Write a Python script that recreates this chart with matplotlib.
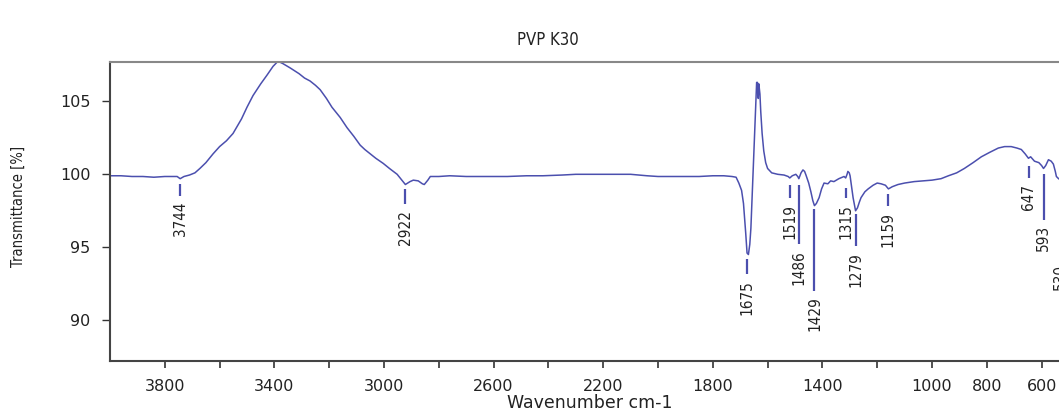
import matplotlib
matplotlib.use("Agg")
import matplotlib.pyplot as plt
import numpy as np

# FT-IR spectrum of PVP K30: wavenumber (cm-1) and transmittance (%)
wavenumber = [
    4000, 3960, 3920, 3880, 3840, 3800, 3770, 3755, 3744, 3730, 3710, 3690,
    3672, 3650, 3624, 3600, 3575, 3551, 3520, 3500, 3478, 3450, 3427, 3405,
    3387, 3370, 3343, 3310, 3290, 3270, 3250, 3233, 3210, 3190, 3160, 3135,
    3110, 3087, 3070, 3050, 3030, 3003, 2980, 2952, 2935, 2922, 2905, 2893,
    2875, 2860, 2853, 2840, 2831, 2800, 2760, 2700, 2650, 2600, 2550, 2480,
    2420, 2350, 2300, 2250, 2180, 2100, 2070, 2040, 2000, 1950, 1900, 1850,
    1800, 1760, 1730, 1715, 1705, 1695, 1688, 1680, 1675, 1670, 1665, 1661,
    1657, 1654, 1650, 1646, 1643, 1640, 1637, 1634, 1632, 1628, 1625, 1620,
    1614, 1607, 1600, 1585, 1563, 1540, 1525, 1519, 1510, 1497, 1490, 1486,
    1478, 1471, 1465, 1460, 1450, 1442, 1435, 1429, 1422, 1412, 1403, 1394,
    1380, 1370, 1358, 1340, 1321, 1315, 1310, 1307, 1302, 1299, 1294, 1288,
    1282, 1279, 1272, 1265, 1259, 1245, 1233, 1215, 1200, 1186, 1170, 1159,
    1145, 1124, 1100, 1065, 1030, 1000, 967, 940, 910, 882, 850, 820,
    790, 758, 735, 711, 690, 674, 660, 648, 640, 626, 610, 600,
    593, 585, 575, 565, 557, 550, 546, 538, 530, 524, 520,
]
transmittance = [
    99.9, 99.9, 99.85, 99.85, 99.8, 99.85, 99.85, 99.85, 99.7, 99.85, 99.95, 100.1,
    100.4, 100.8, 101.4, 101.9, 102.3, 102.8, 103.8, 104.6, 105.4, 106.2, 106.8, 107.4,
    107.75, 107.6, 107.3, 106.9, 106.6, 106.4, 106.1, 105.8, 105.2, 104.6, 103.9, 103.2,
    102.6, 102.0, 101.7, 101.4, 101.1, 100.75, 100.4, 100.0, 99.6, 99.3, 99.5, 99.6,
    99.55, 99.35, 99.3, 99.6, 99.85, 99.85, 99.9, 99.85, 99.85, 99.85, 99.85, 99.9,
    99.9, 99.95, 100.0, 100.0, 100.0, 100.0, 99.95, 99.9, 99.85, 99.85, 99.85, 99.85,
    99.9, 99.9, 99.85, 99.8, 99.4, 98.9, 98.0, 96.0, 94.6, 94.5, 95.2, 96.3,
    98.2, 99.5, 101.5, 103.4, 105.0, 106.3, 106.3, 105.2, 106.2, 105.5, 104.3, 102.8,
    101.6, 100.8, 100.4, 100.1, 100.0, 99.95, 99.85, 99.75, 99.9, 100.0, 99.85, 99.7,
    100.1, 100.3, 100.2, 99.95, 99.4, 98.8, 98.2, 97.85, 98.0, 98.4, 99.0, 99.4,
    99.35, 99.55, 99.5, 99.7, 99.85, 99.75, 100.0, 100.2, 100.1, 99.9, 99.2, 98.4,
    97.8, 97.5, 97.7, 98.1, 98.4, 98.8, 99.0, 99.25, 99.4, 99.35, 99.25, 99.0,
    99.15, 99.3, 99.4, 99.5, 99.55, 99.6, 99.7, 99.9, 100.1, 100.4, 100.8, 101.2,
    101.5, 101.8, 101.9, 101.9, 101.8, 101.7, 101.4, 101.1, 101.2, 100.9, 100.8, 100.6,
    100.4, 100.6, 101.0, 100.9, 100.7, 100.2, 99.85, 99.7, 99.6, 100.5, 101.4,
]

# Peak picks and their marker extents (transmittance at top / bottom of marker)
peak_positions = [3744, 2922, 1675, 1519, 1486, 1429, 1315, 1279, 1159, 647, 593, 530]
marker_top = [99.32, 98.97, 94.18, 99.3, 99.3, 97.6, 99.04, 97.26, 98.63, 100.55, 100.0, 99.73]
marker_bottom = [98.5, 97.95, 93.15, 98.36, 95.2, 92.0, 98.36, 95.07, 97.8, 99.73, 96.9, 94.25]

x_ticks_major = [3800, 3400, 3000, 2600, 2200, 1800, 1400, 1000, 800, 600]
y_ticks = [90, 95, 100, 105]

line_color = "#4b4fae"
W, H = 1059, 411
fig = plt.figure(figsize=(W / 100, H / 100), dpi=100)
ax = fig.add_axes([110 / W, 1 - 361 / H, (1069 - 110) / W, (361 - 62) / H])

ax.plot(wavenumber, transmittance, color=line_color, lw=1.1)

for wn, top, bot in zip(peak_positions, marker_top, marker_bottom):
    ax.plot([wn, wn], [top, bot], color=line_color, lw=1.6, solid_capstyle="butt")
    ax.annotate(str(wn), xy=(wn, bot), xytext=(0, -4), textcoords="offset points",
                rotation=90, ha="center", va="top", fontsize=11,
                family="DejaVu Sans", fontstretch="condensed",
                color="#222222", annotation_clip=False)

ax.set_xlim(4000, 500)
ax.set_ylim(87.2, 107.7)
minor_and_major = np.arange(3800, 499, -200)
ax.set_xticks(minor_and_major)
ax.set_xticklabels([str(t) if t in x_ticks_major else "" for t in minor_and_major])
ax.set_yticks(y_ticks)

ax.tick_params(axis="x", direction="out", length=5, width=1.2, pad=8,
               labelsize=11.5, colors="#333333")
ax.tick_params(axis="y", direction="out", length=6, width=1.0, pad=8,
               labelsize=11.5, colors="#333333")
for lab in ax.get_xticklabels() + ax.get_yticklabels():
    lab.set_family("DejaVu Sans")
    lab.set_color("#222222")

ax.spines["left"].set_color("#444444")
ax.spines["left"].set_linewidth(1.5)
ax.spines["bottom"].set_color("#444444")
ax.spines["bottom"].set_linewidth(1.5)
ax.spines["top"].set_color("#888888")
ax.spines["top"].set_linewidth(1.5)
ax.spines["right"].set_visible(False)

fig.text(548 / W, 1 - 40 / H, "PVP K30", ha="center", va="center",
         fontsize=12, family="DejaVu Sans", fontstretch="condensed", color="#222222")
fig.text(590 / W, 1 - 403 / H, "Wavenumber cm-1", ha="center", va="center",
         fontsize=12.5, family="DejaVu Sans", color="#222222")
fig.text(18 / W, 1 - 206 / H, "Transmittance [%]", ha="center", va="center",
         rotation=90, fontsize=10.5, family="DejaVu Sans", fontstretch="condensed",
         color="#222222")

fig.savefig("out.png", dpi=100)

Exercise:
Where a line of the data holds "matplotlib", show that line.

Finished exercise:
Write a Python script that recreates this chart with matplotlib.
import matplotlib
matplotlib.use("Agg")
import matplotlib.pyplot as plt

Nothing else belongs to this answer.